No somos el paraíso de la tranquilidad, pero de mantenernos fuera del listado, nos traerá muchos beneficios.
Salimos del peligro
Claro que es motivo de fiesta saber que ya no estamos entre las cincuenta comunidades más violentas y peligrosas del planeta, según la clasificación anual del Consejo Ciudadano para la Seguridad Pública y Justicia Penal.
Desde luego, no somos el paraíso de la tranquilidad, pero de mantenernos fuera del listado, nos traerá muchos beneficios.
La inseguridad desaconseja al inversionista y lo obliga a llevar su dinero a lugares de menos riesgo.
La violencia callejera desestimula el turismo y las visitas de negocios: nadie quiere estar en una ciudad en la que lo pueden dejar sin dinero, sin documentos o sin vida en el momento menos esperado.
El estado de zozobra impide que la sociedad desarrolle actividades cívicas que caracterizan la vida urbana y permiten bienestar que, a su vez, estimulan el resto de actividades, comenzando, obviamente, por las económicas.
Una ciudad violenta y peligrosa es mirada con desdén por todo el mundo, y señalada con el dedo como sitio al que se recomienda no ir o, si la necesidad lo impone, hacerlo con todas las precauciones.
Una ciudad como era antes Cúcuta es una en la que las personas andan a la defensiva, acorraladas por el temor creciente, inmersa sin remedio en medio de un ambiente general de sospecha y desconfianza que mina toda la cohesión social hasta destruirla. Una ciudad así es descreída en la capacidad solucionadora del Estado y de sus autoridades.
Como era hace pocos años, cuando se la reconocía como una ciudad en la que la violencia a veces era extrema, Cúcuta ni siquiera estaba estancada, caía por la cuesta del progreso, situación que, por fortuna, se logró detener.
No ser una de las ciudades más violentas y peligrosas del mundo no quiere decir que Cúcuta haya superado todos sus problemas de inseguridad. Aunque la clasificación tiene una fuerte base en el índice de homicidios, que sin duda alguna ha disminuido, no pone mucho el énfasis en las otras formas de delincuencia y de violencia e inseguridad.
Y es en estos aspectos en los que esta ciudad está muy atrás.
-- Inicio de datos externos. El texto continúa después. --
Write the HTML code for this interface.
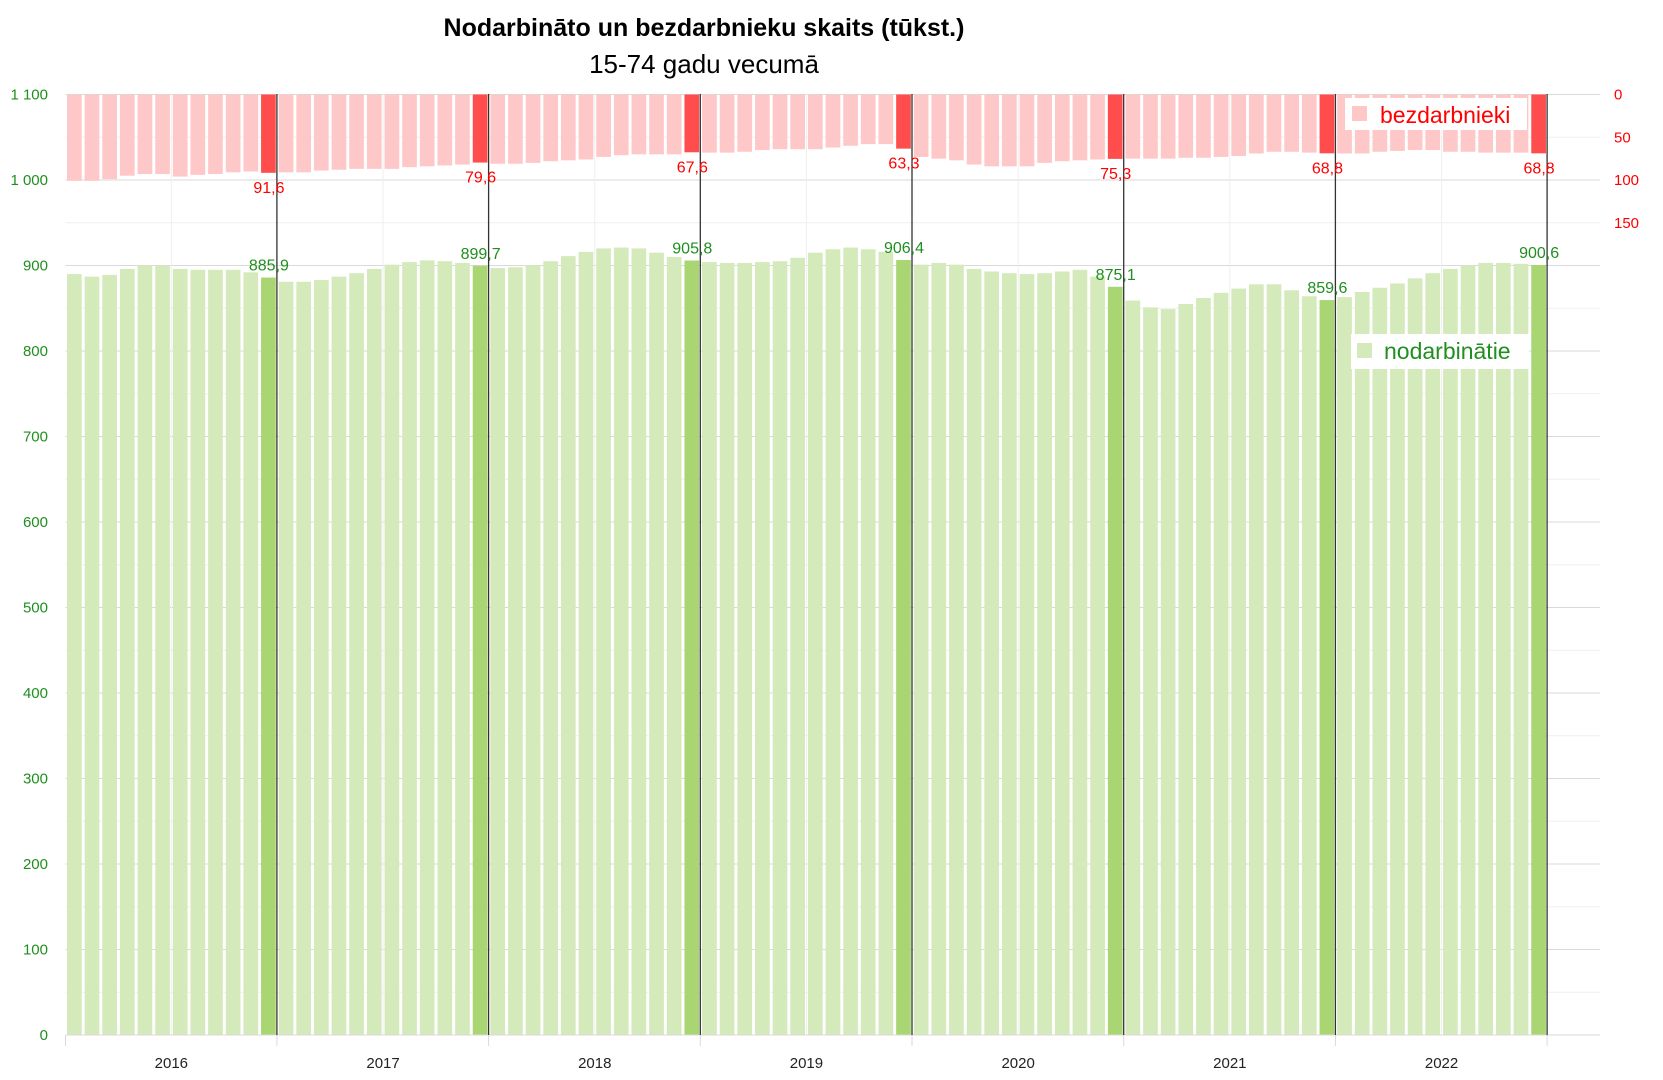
<!DOCTYPE html>
<html><head><meta charset="utf-8"><style>
body{margin:0;background:#fff}
svg{display:block}
text{font-family:"Liberation Sans",sans-serif}
</style></head><body>
<svg id="s" width="1663" height="1080" xmlns="http://www.w3.org/2000/svg">
<text x="704" y="36" text-anchor="middle" font-size="25" font-weight="bold" fill="#000">Nodarbināto un bezdarbnieku skaits (tūkst.)</text>
<text x="704" y="73" text-anchor="middle" font-size="26" fill="#000">15-74 gadu vecumā</text>
<g id="g"></g>
</svg>
<script>
var emp=[890,887,889,896,900,900,896,895,895,895,892,885.9,
881,881,883,887,891,896,901,904,906,905,903,899.7,
897,898,900,905,911,916,920,921,920,915,910,905.8,
904,903,903,904,905,909,915,919,921,919,916,906.4,
901,903,901,896,893,891,890,891,893,895,887,875.1,
859,851,849,855,862,868,873,878,878,871,864,859.6,
863,869,874,879,885,891,896,900,903,903,902,900.6];
var un=[101,101,99,95,93,93,96,94,93,91,90,91.6,
91,91,89,88,87,87,87,85,84,83,82,79.6,
81,81,80,78,77,76,73,71,70,70,70,67.6,
68,68,67,65,64,64,64,62,60,58,58,63.3,
73,75,77,82,84,84,84,80,78,77,76,75.3,
75,75,75,74,74,73,72,69,67,67,68,68.8,
69,69,67,66,65,65,67,67,68,68,68,68.8];
var L=65.5,Y0=1035,K=0.855,P=211.7/12,R=1600,s='';
function y(v){return Y0-v*K}
for(var v=50;v<=1100;v+=50){var major=v%100==0;s+='<line x1="'+L+'" x2="'+R+'" y1="'+y(v)+'" y2="'+y(v)+'" stroke="'+(major?'#d9d9d9':'#efefef')+'" stroke-width="1"/>';}
for(var k=0;k<7;k++){var mx=L+k*211.7+105.85;s+='<line x1="'+mx+'" x2="'+mx+'" y1="94" y2="'+Y0+'" stroke="#efefef"/>';}
for(var i=0;i<84;i++){var dec=i%12==11;var x=L+i*P+1.5,w=14.7;
s+='<rect x="'+x+'" y="'+y(emp[i])+'" width="'+w+'" height="'+(emp[i]*K)+'" fill="'+(dec?'#a9d672':'#d4eabb')+'"/>';
s+='<rect x="'+x+'" y="94.5" width="'+w+'" height="'+(un[i]*K)+'" fill="'+(dec?'#ff4d4d':'#ffc8c8')+'"/>';}
s+='<line x1="'+L+'" x2="'+R+'" y1="'+Y0+'" y2="'+Y0+'" stroke="#d9d9d9"/>';
s+='<line x1="'+L+'" x2="'+L+'" y1="'+Y0+'" y2="1046" stroke="#d9d9d9"/>';
for(var k=0;k<7;k++){var d=L+(k+1)*211.7-0.3;
s+='<line x1="'+d+'" x2="'+d+'" y1="94" y2="'+Y0+'" stroke="#333" stroke-width="1.3"/>';
s+='<line x1="'+d+'" x2="'+d+'" y1="'+Y0+'" y2="1046" stroke="#d9d9d9"/>';
var e=emp[k*12+11],u=un[k*12+11],cx=d-8;
s+='<text x="'+cx+'" y="'+(y(e)-7)+'" text-anchor="middle" font-size="16" fill="#1f8f1f">'+String(e.toFixed(1)).replace('.',',')+'</text>';
s+='<text x="'+cx+'" y="'+(94.5+u*K+20)+'" text-anchor="middle" font-size="16" fill="#ff0000">'+String(u.toFixed(1)).replace('.',',')+'</text>';
s+='<text x="'+(L+k*211.7+105.85)+'" y="1068" text-anchor="middle" font-size="15" fill="#222">'+(2016+k)+'</text>';}
for(var v=0;v<=1100;v+=100){var t=v>=1000?(Math.floor(v/1000)+' '+String(v%1000).padStart(3,'0')):String(v);
s+='<text x="48" y="'+(y(v)+5)+'" text-anchor="end" font-size="15" fill="#1f8f1f">'+t+'</text>';}
var rl=[0,50,100,150];for(var j=0;j<4;j++){s+='<text x="1614" y="'+(94.5+rl[j]*K+5)+'" font-size="15" fill="#ff0000">'+rl[j]+'</text>';}
s+='<rect x="1345" y="98" width="182" height="32" fill="#fff"/><rect x="1352" y="106" width="15" height="15" fill="#ffc8c8"/><text x="1380" y="123" font-size="23" fill="#ff0000">bezdarbnieki</text>';
s+='<rect x="1351" y="334" width="178" height="35" fill="#fff"/><rect x="1357" y="343" width="15" height="15" fill="#d4eabb"/><text x="1384" y="359" font-size="23" fill="#1f8f1f">nodarbinātie</text>';
document.getElementById('g').innerHTML=s;
</script>
</body></html>
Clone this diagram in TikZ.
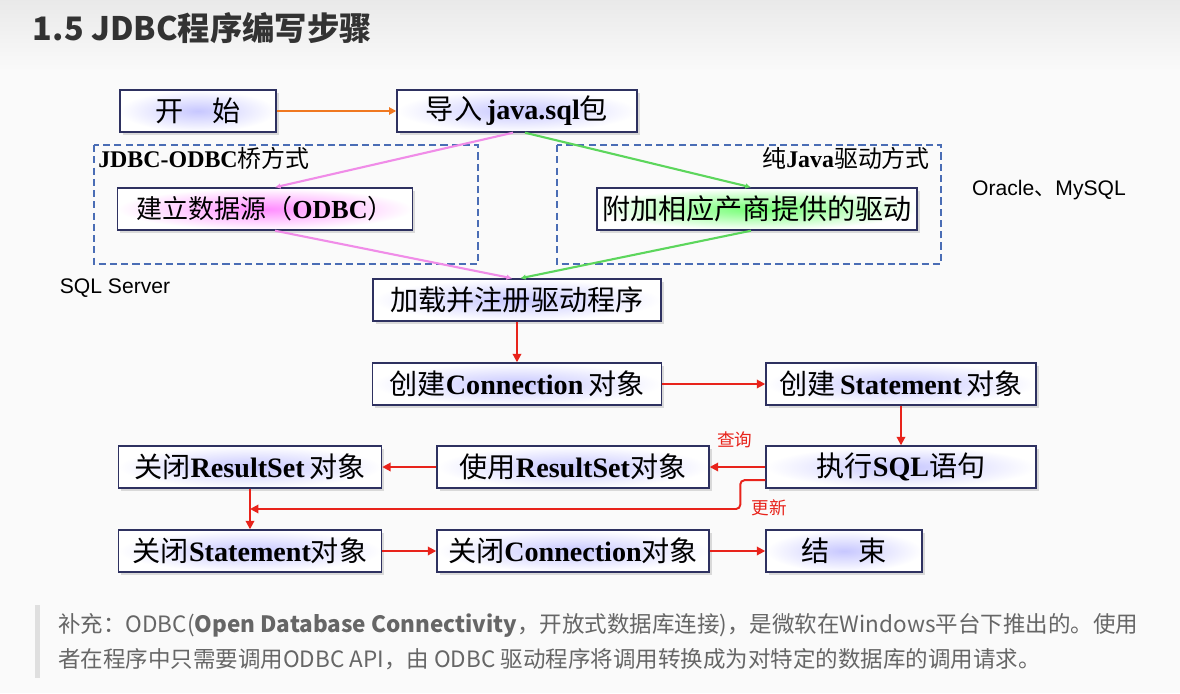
\documentclass[tikz,border=0pt]{standalone}
\usepackage{fontspec}
\setmainfont{Liberation Serif}
\newfontfamily\cjk{Noto Sans CJK SC}
\newfontfamily\arialfont{Liberation Sans}
\usetikzlibrary{arrows.meta,shadows,calc}
\definecolor{boxline}{HTML}{2E3160}
\definecolor{dashblue}{HTML}{4A6DB5}
\definecolor{flowred}{HTML}{E8231B}
\definecolor{flowpink}{HTML}{F08CE8}
\definecolor{flowgreen}{HTML}{5CD65C}
\definecolor{startorange}{HTML}{F07820}
\definecolor{notegray}{HTML}{666666}
\newcommand{\zh}[1]{{\cjk #1}}

\tikzset{
  stepbox/.style={
    draw=boxline,
    line width=1pt,
    inner color=#1,
    outer color=white,
    minimum height=1.05cm,
    inner sep=2pt,
    drop shadow={shadow xshift=2pt, shadow yshift=-2pt, fill=gray!55},
    font=\fontsize{20}{22}\selectfont
  },
  stepbox/.default={blue!22},
  groupbox/.style={draw=dashblue, line width=1.3pt, dash pattern=on 5pt off 3pt},
  grouplabel/.style={font=\fontsize{17}{19}\selectfont, inner sep=0pt},
  flowarrow/.style={draw=flowred, line width=1.4pt, -{Triangle[length=6pt,width=6pt]}},
  flowlabel/.style={text=flowred, font=\cjk\fontsize{12.5}{14}\selectfont, inner sep=0pt},
  pinkline/.style={draw=flowpink, line width=1.5pt, -{Latex[length=4pt,width=4pt]}},
  greenline/.style={draw=flowgreen, line width=1.5pt, -{Latex[length=4pt,width=4pt]}},
  sidenote/.style={font=\arialfont\fontsize{15}{17}\selectfont, inner sep=0pt}
}

\begin{document}
\begin{tikzpicture}[x=0.025cm, y=-0.025cm]
  \useasboundingbox (0,0) rectangle (1180,693);
  \fill[white!98!black] (0,0) rectangle (1180,693);
  \shade[top color=gray!17, bottom color=white!98!black] (0,0) rectangle (1180,70);

  % title
  \node[anchor=west, text=black!80, font=\cjk\bfseries\fontsize{23}{26}\selectfont] (title) at (28,28) {1.5 JDBC程序编写步骤};

  % the two ways of loading a driver
  \draw[groupbox] (94,145) rectangle (478,264);
  \draw[groupbox] (557,145) rectangle (941,264);
  \node[grouplabel, anchor=west] (bridgeway) at (98,158) {\textbf{JDBC-ODBC}\zh{桥方式}};
  \node[grouplabel, anchor=east] (javaway) at (930,158) {\zh{纯}\textbf{Java}\zh{驱动方式}};

  % steps
  \node[stepbox, minimum width=3.9cm] (start) at (198,111) {\zh{开\quad 始}};
  \node[stepbox, minimum width=6cm] (import) at (517,111) {\zh{导入}\,\textbf{java.sql}\zh{包}};
  \node[stepbox=magenta!45, minimum width=7.375cm, font=\fontsize{18.5}{20}\selectfont] (odbc) at (265,209) {\zh{建立数据源（}\textbf{ODBC}\zh{）}};
  \node[stepbox=green!55, minimum width=8cm] (driver) at (757,209) {\zh{附加相应产商提供的驱动}};
  \node[stepbox, minimum width=7.2cm] (load) at (517,300) {\zh{加载并注册驱动程序}};
  \node[stepbox, minimum width=7.225cm] (conn) at (517,384) {\zh{创建}\textbf{Connection}\,\zh{对象}};
  \node[stepbox, minimum width=6.75cm] (stmt) at (901,384) {\zh{创建}\,\textbf{Statement}\,\zh{对象}};
  \node[stepbox, minimum width=6.75cm] (exec) at (901,467) {\zh{执行}\textbf{SQL}\zh{语句}};
  \node[stepbox, minimum width=6.8cm] (useRS) at (573,467) {\zh{使用}\textbf{ResultSet}\zh{对象}};
  \node[stepbox, minimum width=6.575cm] (closeRS) at (250,467) {\zh{关闭}\textbf{ResultSet}\,\zh{对象}};
  \node[stepbox, minimum width=6.575cm] (closeStmt) at (250,551) {\zh{关闭}\textbf{Statement}\zh{对象}};
  \node[stepbox, minimum width=6.8cm] (closeConn) at (573,551) {\zh{关闭}\textbf{Connection}\zh{对象}};
  \node[stepbox, minimum width=3.9cm] (finish) at (844,551) {\zh{结\quad 束}};

  % side notes
  \node[sidenote] (oracle) at (1049,190) {Oracle\zh{、}MySQL};
  \node[sidenote] (sqlserver) at (115,288) {SQL Server};

  % connectors
  \draw[draw=startorange, line width=1.3pt, -{Triangle[length=5pt,width=5pt]}] (start) -- (import);
  \draw[pinkline] ([xshift=-0.1cm]import.south) -- ([xshift=0.25cm]odbc.north);
  \draw[pinkline] ([xshift=0.25cm]odbc.south) -- ([xshift=-0.12cm]load.north);
  \draw[greenline] ([xshift=0.2cm]import.south) -- ([xshift=-0.15cm]driver.north);
  \draw[greenline] ([xshift=-0.15cm]driver.south) -- ([xshift=0.08cm]load.north);
  \draw[flowarrow] (load) -- (conn);
  \draw[flowarrow] (conn) -- (stmt);
  \draw[flowarrow] (stmt) -- (exec);
  \draw[flowarrow] (exec) -- (useRS) node[flowlabel, pos=0.55, yshift=0.67cm] (querylbl) {查询};
  \draw[flowarrow] (useRS) -- (closeRS);
  \coordinate (mergept) at ($(closeRS.south)!0.5!(closeStmt.north)$);
  \draw[flowarrow] (closeRS) -- (closeStmt);
  \draw[flowarrow, rounded corners=3pt] ([yshift=-0.33cm]exec.west) -- ++(-25,0) coordinate (bend) |- (mergept);
  \node[flowlabel] (updatelbl) at ([xshift=0.73cm, yshift=-0.68cm]bend) {更新};
  \draw[flowarrow] (closeStmt) -- (closeConn);
  \draw[flowarrow] (closeConn) -- (finish);

  % remark
  \fill[gray!25] (35,605) rectangle (40,678);
  \node[anchor=west, text=notegray, font=\cjk\fontsize{16}{19}\selectfont, inner sep=0pt] (remark1) at (58,625)
    {补充：ODBC({\bfseries Open Database Connectivity}，开放式数据库连接)，是微软在Windows平台下推出的。使用};
  \node[anchor=west, text=notegray, font=\cjk\fontsize{16}{19}\selectfont, inner sep=0pt] (remark2) at (58,659)
    {者在程序中只需要调用ODBC API，由 ODBC 驱动程序将调用转换成为对特定的数据库的调用请求。};
\end{tikzpicture}
\end{document}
La cultura del “aquí en Cúcuta es así” no deja mucho espacio a la tolerancia. Porque somos así, esta ciudad es campeona en cuanto a la usurpación en la invasión del espacio público para beneficio privado, y también en lo que toca con la informalidad, que tiene en el contrabando su razón fundamental de ser.
Y es bien sabido que el contrabando es fuente de muchas formas de delito, violencia e inseguridad.
Por otra parte, pocas ciudades de Colombia pueden compararse a Cúcuta en lo relativo a invasiones de tierras para construir barrios informales, y este es un factor que genera violencia.
Es muy posible que el cierre de la frontera haya incidido en el mejoramiento de la seguridad. Nadie puede negar que, durante algún tiempo, formas violentas usuales en Venezuela se hicieron cada día más frecuentes en nuestras calles. Ya no ocurren, pero el contrabando se mantiene, aunque en magnitudes menores.
Para lograr que nuestra ciudad sea, realmente, un buen vividero, todavía es necesario hacer mucho. Se necesita desactivar las redes de extorsionistas que en los barrios populares están vedando territorios, y a los prestamistas gota a gota, uno de los problemas más graves, que afecta a miles de personas que caen en las zarpas de estas aves carroñeras.
El microtráfico sigue creciendo, a la par de las discotecas ilegales para los niños, donde los acostumbran al alcohol y a otras drogas. Esta situación también genera inseguridad y delincuencia.
El pimpineo y la venta callejera de todo cuanto es posible vender, son dos razones muy poderosas que impiden calificar a Cúcuta como ciudad ideal para vivir, y ante ellas, las autoridades prefieren el silencio que la lucha.
Y mientras las autoridades no actúen, no seremos un buen vividero.